Before his time at Marvel, Romita had spent nearly a decade at DC Comics working on their romance titles. This definitely made him very well-suited to working on Amazing Spider-Man. During this time Stan Lee’s stories were as much soap opera as super-heroes. Romita was the perfect artist to illustrate Peter Parker’s personal life and rocky romances with Mary Jane and Gwen.
Confession time: I am not an especially huge fan of Spider-Man, although there are certain runs and storylines featuring the web-slinger that I have enjoyed. Consequently, I do not have all that many issues of his various comic titles and most of those that I do own are from the 1980s onward. So sadly I don’t actually have many of the issues Romita worked on. I really need to pick up some trade paperbacks!
One of the Spider-Man books by Romita that I do have, though, is from much later in his career. Published in 1997, the Spider-Man/Kingpin: To the Death special was a reunion Romita in more than one way. It was his first full-length Spider-Man story in a number of years. It also saw him once again drawing the Kingpin and Daredevil. The book also reunited him with Stan Lee, who scripted over a plot by another long-time Spider-Man writer, Tom DeFalco. Romita’s pencils were effectively inked by Dan Green. I thought it was a nice collaboration. Green’s embellishment seemed to bring out the Milton Caniff influence in Romita’s style.
Although certainly not nearly as prominent as his association with Spider-Man, Romita also contributed a small but impressive body of work featuring another of Marvel’s iconic characters, Captain America. Actually some of Romita’s earliest professional work was on the very short-lived revival of the Captain America title in 1954.
After Romita became firmly established at Marvel in the mid-1960s, he illustrated Captain America on a few occasions. He drew the Cap stories in Tales of Suspense #76-77 (April-May 1966). The second of those tales, on which Romita penciled over Jack Kirby’s layouts, introduced Cap’s wartime love interest & ally Peggy Carter, the older sister (later retconned into the aunt) of his current girlfriend, S.H.I.E.L.D. agent Sharon Carter.
Tales of Suspense was re-titled Captain America with issue #100. Romita guest-penciled issue #114 (June 1969) and a couple of years later briefly became the book’s regular artist, working on #s 138-145 (June 1971 to Jan 1972). Although the writing on some of these issues was a bit underwhelming, particularly the ones featuring the Grey Gargoyle, the art by Romita was nevertheless very good.
Towards the end of this brief run, under writer Gary Friedrich, the stories got a bit better. Africa-American social activist Leila Taylor was introduced as a love interest for the Falcon who would frequently challenge his political views. Cap’s arch-foe the racist Red Skull was unmasked as an agent provocateur who was attempting to discredit Leila’s militant civil rights group by inciting them to violence.
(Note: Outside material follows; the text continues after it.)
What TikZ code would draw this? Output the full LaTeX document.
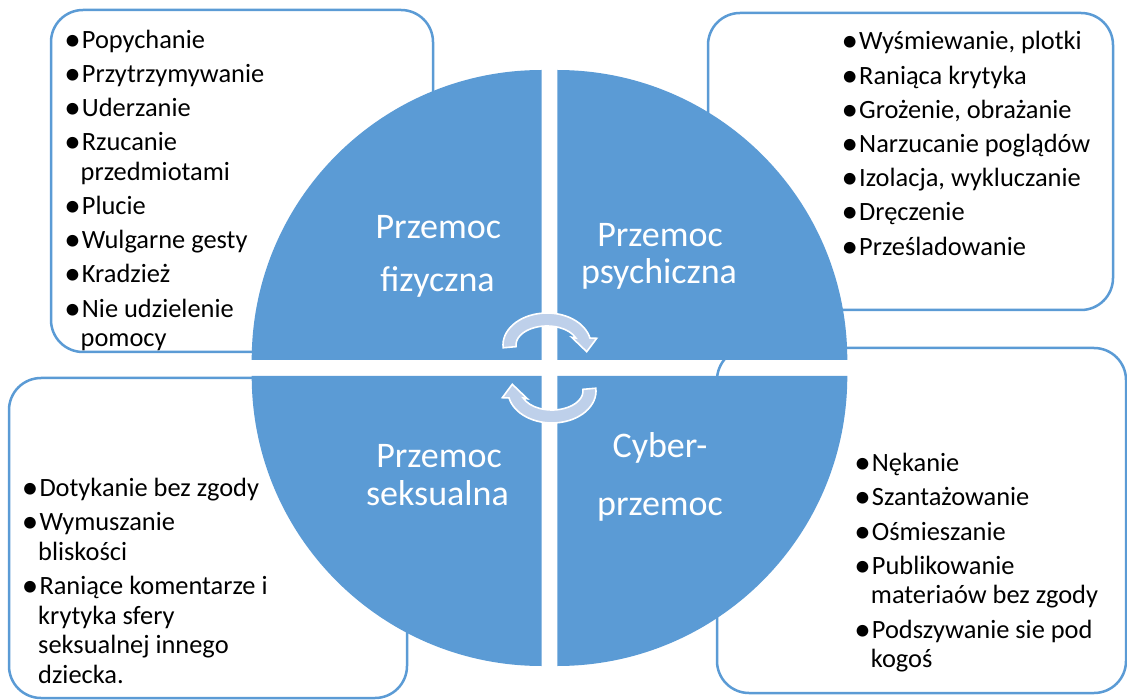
\documentclass[tikz,border=0pt]{standalone}
\usepackage{fontspec}
\setmainfont{Carlito}
\definecolor{qblue}{RGB}{91,155,213}
\definecolor{bline}{RGB}{91,155,213}
\definecolor{arrfill}{RGB}{190,208,234}
\newcommand{\bigbul}{\llap{\raisebox{-2pt}{\scalebox{1.25}{•}}\hspace{1.2pt}}}
\begin{document}
\begin{tikzpicture}[x=1pt,y=-1pt,
  framebox/.style={draw=bline, line width=2.5pt, fill=white, rounded corners=32pt, inner sep=0pt},
  quad/.style={fill=qblue},
  cyc/.style={fill=arrfill, draw=white, line width=1.6pt, line join=miter},
  li/.style={anchor=base west, inner sep=0pt, font=\fontsize{26.4}{30}\selectfont},
  lab/.style={anchor=base, inner sep=0pt, text=white, font=\fontsize{36}{40}\selectfont}]
\useasboundingbox (0,0) rectangle (1127,700);

% frames behind the circle
\node[framebox, minimum width=382pt, minimum height=342pt] (fizBox) at (242,181) {};
\node[framebox, minimum width=405pt, minimum height=297pt] (psyBox) at (910.5,161.5) {};
\node[framebox, minimum width=398pt, minimum height=320pt] (sekBox) at (208,538) {};
\node[framebox, minimum width=409pt, minimum height=345pt] (cybBox) at (921.5,520.5) {};

% quadrants
\fill[quad] (541.7,360) -- (251.7,360) arc[start angle=180, end angle=270, radius=290] -- cycle;
\fill[quad] (557.3,360) -- (557.3,70) arc[start angle=270, end angle=360, radius=290] -- cycle;
\fill[quad] (557.3,376) -- (847.3,376) arc[start angle=0, end angle=90, radius=290] -- cycle;
\fill[quad] (541.7,376) -- (541.7,666) arc[start angle=90, end angle=180, radius=290] -- cycle;

% circular arrows
\path[cyc] (503.17,347.79) arc[start angle=-185, end angle=-12.6, x radius=44, y radius=32]
  -- (596.7,338.3) -- (586.7,351.7) -- (571.7,337.3) -- (575.8,338.0)
  arc[start angle=-21.6, end angle=-185, x radius=31, y radius=19] -- cycle;
\begin{scope}[rotate around={180:(549.5,368)}]
\path[cyc] (503.17,347.79) arc[start angle=-185, end angle=-12.6, x radius=44, y radius=32]
  -- (596.7,338.3) -- (586.7,351.7) -- (571.7,337.3) -- (575.8,338.0)
  arc[start angle=-21.6, end angle=-185, x radius=31, y radius=19] -- cycle;
\end{scope}

% quadrant labels
\node[lab] (fizL1) at (438.3,239) {Przemoc};
\node[lab] (fizL2) at (437.5,291.7) {fizyczna};
\node[lab] (psyL1) at (660,246.7) {Przemoc};
\node[lab] (psyL2) at (659,284) {psychiczna};
\node[lab] (sekL1) at (439,467.3) {Przemoc};
\node[lab] (sekL2) at (437.5,505) {seksualna};
\node[lab] (cybL1) at (660,457.3) {Cyber-};
\node[lab] (cybL2) at (660,515) {przemoc};

% top-left list
\node[li] (tl1) at (81.7,48.3) {\bigbul Popychanie};
\node[li] (tl2) at (81.7,82.5) {\bigbul Przytrzymywanie};
\node[li] (tl3) at (81.7,116.7) {\bigbul Uderzanie};
\node[li] (tl4) at (81.7,150.9) {\bigbul Rzucanie};
\node[li] (tl4b) at (80.5,180.4) {przedmiotami};
\node[li] (tl5) at (81.7,214.6) {\bigbul Plucie};
\node[li] (tl6) at (81.7,248.8) {\bigbul Wulgarne gesty};
\node[li] (tl7) at (81.7,283) {\bigbul Kradzież};
\node[li] (tl8) at (81.7,317.2) {\bigbul Nie udzielenie};
\node[li] (tl8b) at (80.5,346.7) {pomocy};

% top-right list
\node[li] (tr1) at (859,50) {\bigbul Wyśmiewanie, plotki};
\node[li] (tr2) at (859,84.2) {\bigbul Raniąca krytyka};
\node[li] (tr3) at (859,118.4) {\bigbul Grożenie, obrażanie};
\node[li] (tr4) at (859,152.6) {\bigbul Narzucanie poglądów};
\node[li] (tr5) at (859,186.8) {\bigbul Izolacja, wykluczanie};
\node[li] (tr6) at (859,221) {\bigbul Dręczenie};
\node[li] (tr7) at (859,255.2) {\bigbul Prześladowanie};

% bottom-left list
\node[li] (bl1) at (39.3,496.7) {\bigbul Dotykanie bez zgody};
\node[li] (bl2) at (39.3,530.9) {\bigbul Wymuszanie};
\node[li] (bl2b) at (38,560.4) {bliskości};
\node[li] (bl3) at (39.3,594.6) {\bigbul Raniące komentarze i};
\node[li] (bl3b) at (38,624.1) {krytyka sfery};
\node[li] (bl3c) at (38,653.6) {seksualnej innego};
\node[li] (bl3d) at (38,683.1) {dziecka.};

% bottom-right list
\node[li] (br1) at (871.7,471.7) {\bigbul Nękanie};
\node[li] (br2) at (871.7,505.9) {\bigbul Szantażowanie};
\node[li] (br3) at (871.7,540.1) {\bigbul Ośmieszanie};
\node[li] (br4) at (871.7,574.3) {\bigbul Publikowanie};
\node[li] (br4b) at (870.7,603.8) {materiaów bez zgody};
\node[li] (br5) at (871.7,638) {\bigbul Podszywanie sie pod};
\node[li] (br5b) at (870.7,667.5) {kogoś};
\end{tikzpicture}
\end{document}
Romita’s final issue of Captain America was the first chapter of an exciting story arc that saw Cap, Sharon Carter and the forces of S.H.I.E.L.D. pitted against the hordes of Hydra. His cover to #145 was incredibly striking, with a rage-filled Cap standing over the fallen Sharon, swearing vengeance against Hydra. He worked on a number of additional covers for Captain America throughout the 1970s.
I mentioned before how adept John Romita is at drawing beautiful women. This was very well encapsulated on the cover to Marvel Age #111. Romita drew himself day-dreaming, surrounded by a bevy of the lovely ladies he had rendered over the decades, among them Gwen Stacy, Mary Jane Watson, and the Black Widow. In a humorous, self-deprecating touch, in the upper right hand corner Romita draws his wife Virginia popping in to his studio to ask him if he’s finished drawing the cover yet!
Romita’s son John Romita Jr also went into the comic book biz, himself becoming an equally prolific artist who worked on numerous titles. There are similarities between the styles of father and son, although I would describe John Jr’s work as more gritty. The two have worked together on occasion, with Romita inking his son’s pencils.
I’ve been fortunate enough to meet Romita on a couple of times at comic book conventions, where I was able to get a few of the books he worked on autographed. I didn’t have much of an opportunity to speak with him, but he seemed to be a polite, pleasant individual.
Although mostly retired nowadays, Romita does from time-to-time dip his toe back into the waters of the biz, drawing the occasional cover here and there. It’s always nice to see new work from such a talented legend.